7 things you may not know about US foreign assistance
Few Americans would disagree that the aim of US foreign assistance to developing countries must be to help people help themselves. But did you know…?
This post was originally published April 1, 2014 and was updated April 14, 2017.
1) Foreign assistance is a bargain.
For the last few years, the US devoted just 0.8 percent of the federal budget to poverty-focused foreign assistance. In FY2015, the US government spent $28.7 billion on it around the world. Cutting foreign aid will not solve our nation’s budget problems, but it will impact the efforts of local leaders around the world making positive changes in their nations and neighborhoods.
2) The majority of Americans support foreign assistance.
When told that the US spends less than 1 percent of the federal budget on foreign aid, 60 percent of Americans think that we should preserve that spending or spend more to reduce hunger and poverty around the world. US foreign assistance pays dividends for Americans too, by contributing to economic growth and a more stable world for us all.
3) Americans greatly overestimate how much the US spends on foreign assistance.

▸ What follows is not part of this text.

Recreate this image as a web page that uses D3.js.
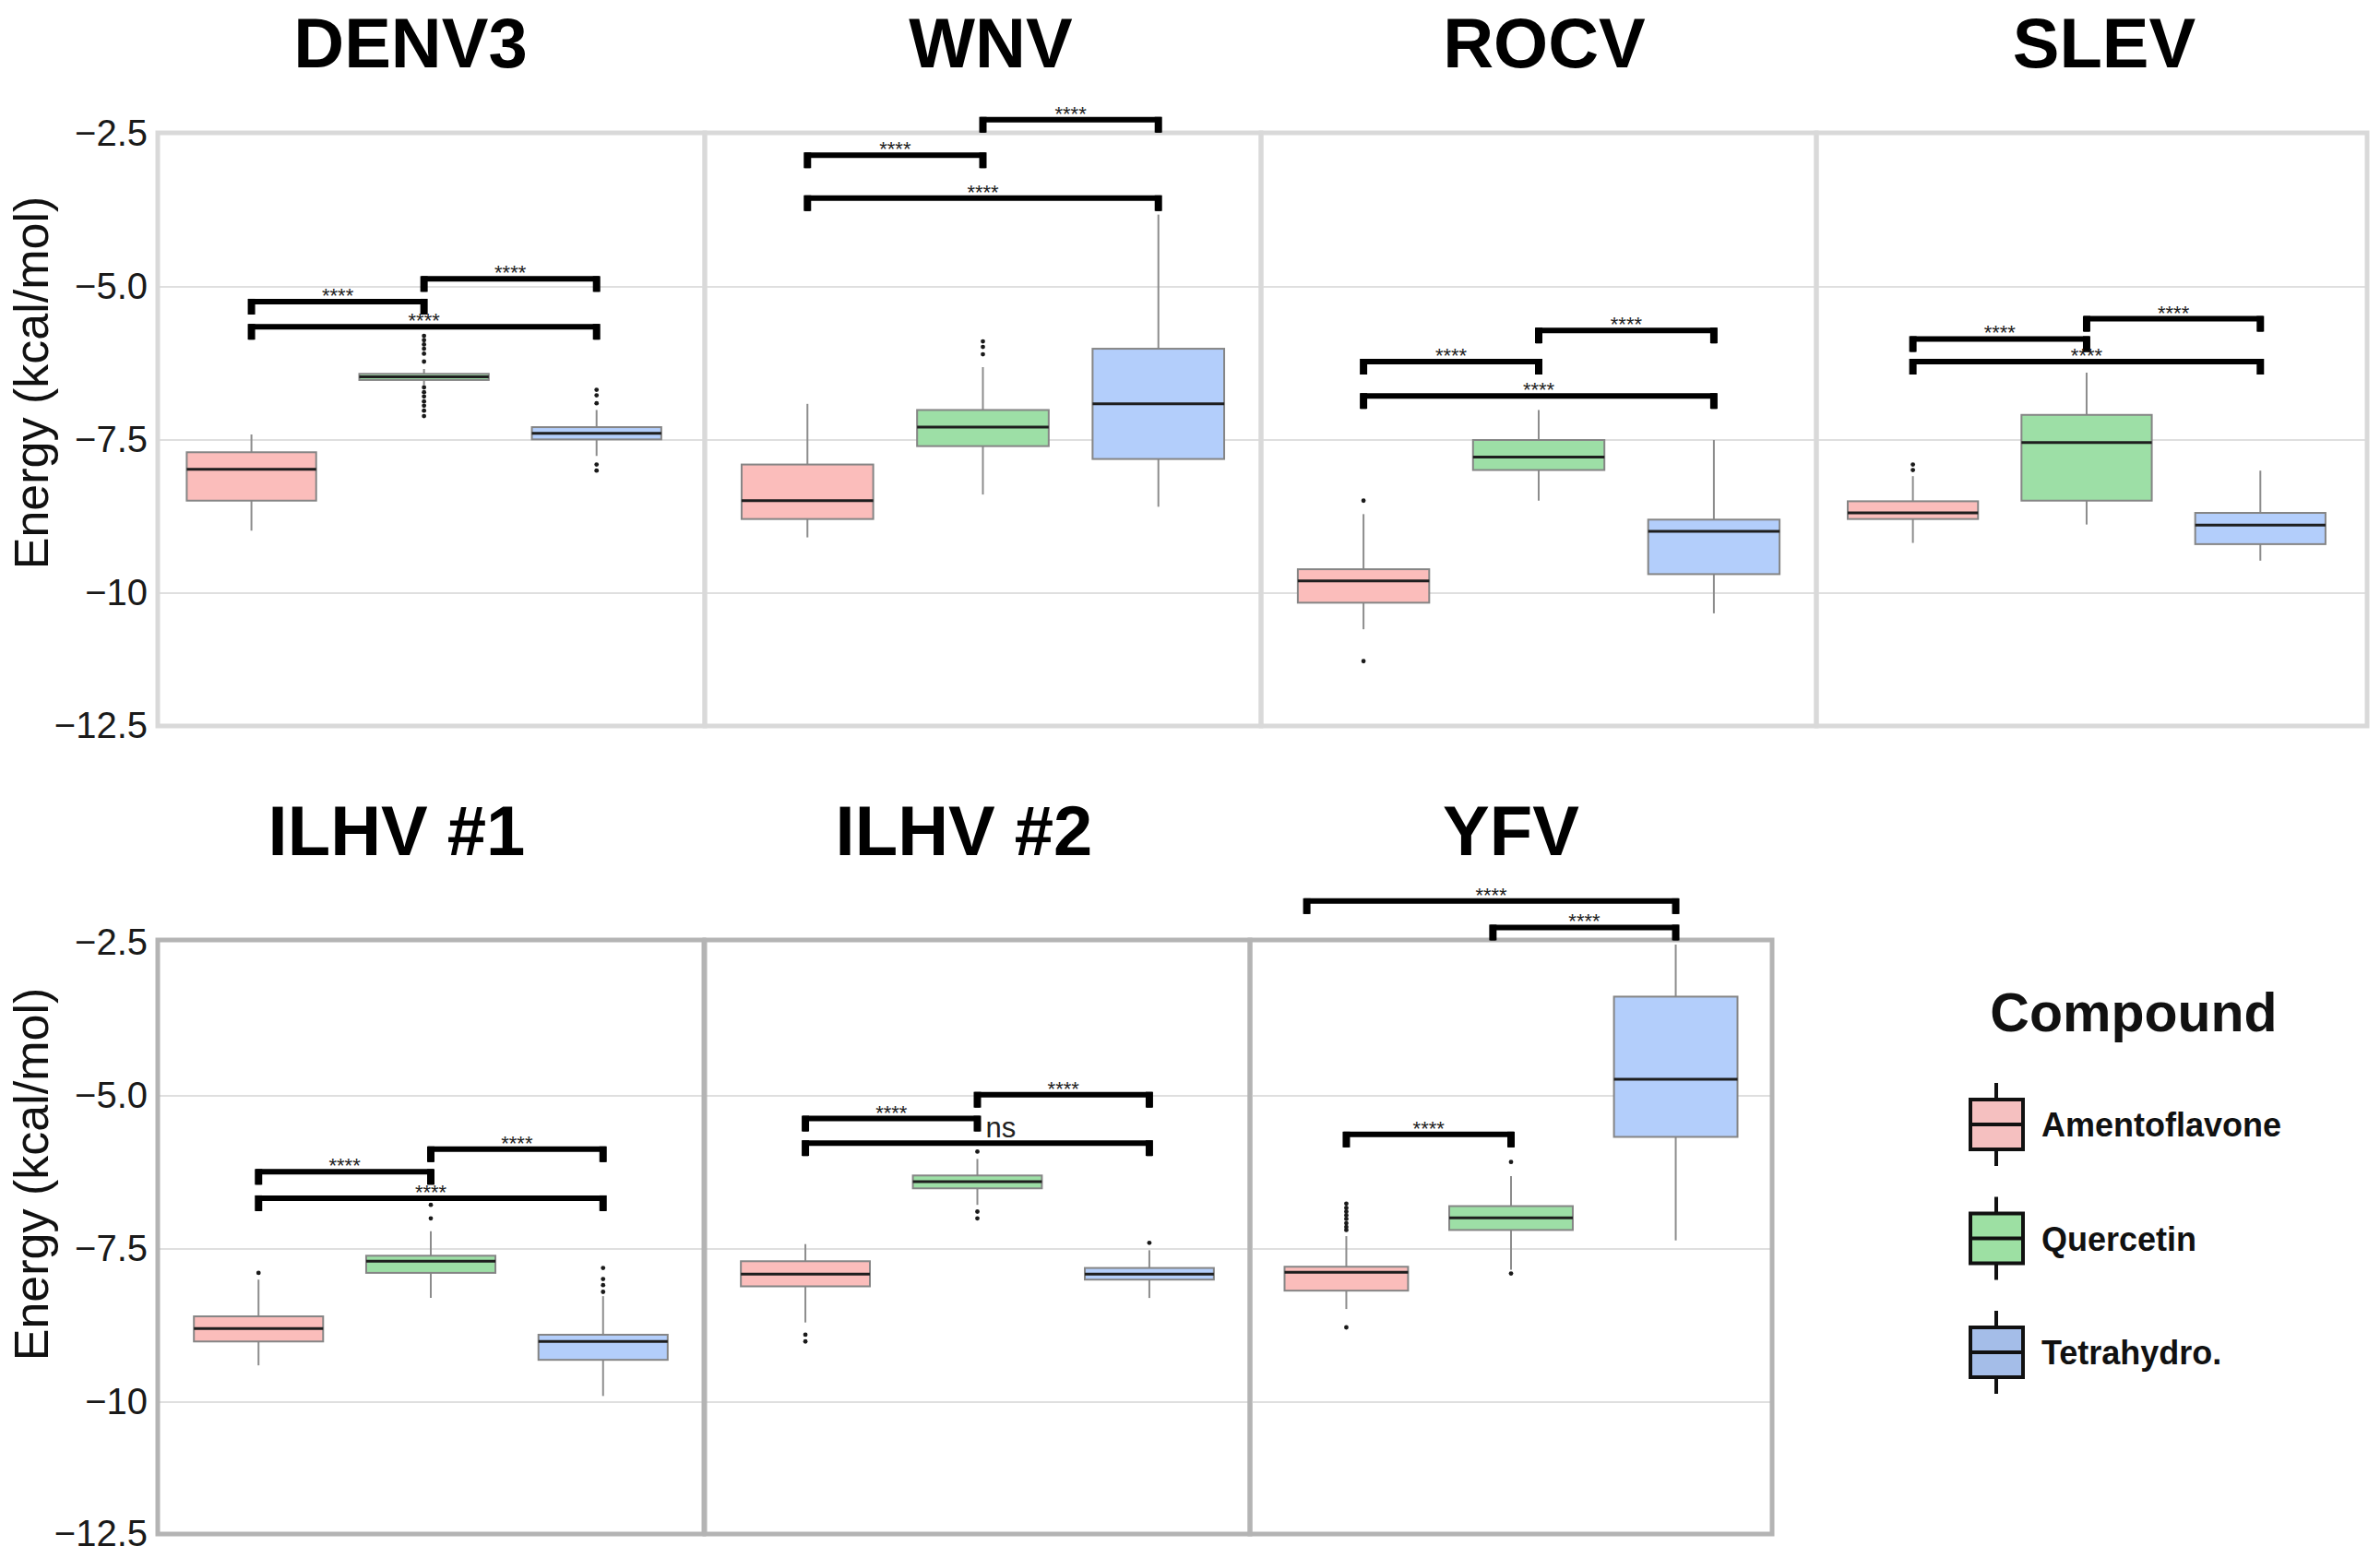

According to surveys, Americans on average think the US spends as much as 26 percent of the federal budget on foreign aid – more than on Social Security or Medicare – which is much different than the 0.8 percent reality.
4) Americans spend more on candy, sporting goods, and jewelry than the US government spends on poverty-reducing foreign assistance.
The US government spends about $89 per person on development aid. Compare that to what Americans spend: $107 per person on candy, the $209 per person on sporting goods, and $212 per person on jewelry.
Need we say more?
5) When you compare US foreign assistance to other industrialized nations, the US ranks low.
Even though the US is the largest bilateral donor of official development assistance in absolute dollars, it’s far from the most generous compared to the size of its economy. The US’s ODA contribution compared to GNI is only 0.18 percent in 2016. That puts the US in 22nd place behind most industrialized nations. Britain, for example, contributed 0.7 percent of its gross national income in 2016 – more than twice the US percentage.
6) Development assistance is not just wasted by corrupt governments.
The US does not directly provide most of its poverty-reducing aid to foreign governments, but instead through US-based government contractors and NGOs. The US government has checks in place to minimize the risk of fraud and abuse and if done right, foreign assistance can actually push local institutions (foreign government agencies, private sector firms, and local nonprofits) to do the right thing and increase accountability to both their citizens and US taxpayers.
7) Ensuring local community groups have a say in how aid programs are implemented makes a difference.
Yet US foreign assistance is often slow, bureaucratic, politically-driven, and implemented from the top down. That’s why organizations like Oxfam advocate with decision makers in Washington, DC. Oxfam works to not only protect poverty-focused foreign assistance, but to improve the way the US government delivers it.
Figures are taken and updated from Oxfam’s quick and easy guide, Foreign Aid 101, which dispels the common myths around foreign aid to developing countries and answers some fundamental questions as to why the US provides it and how it can be more effective.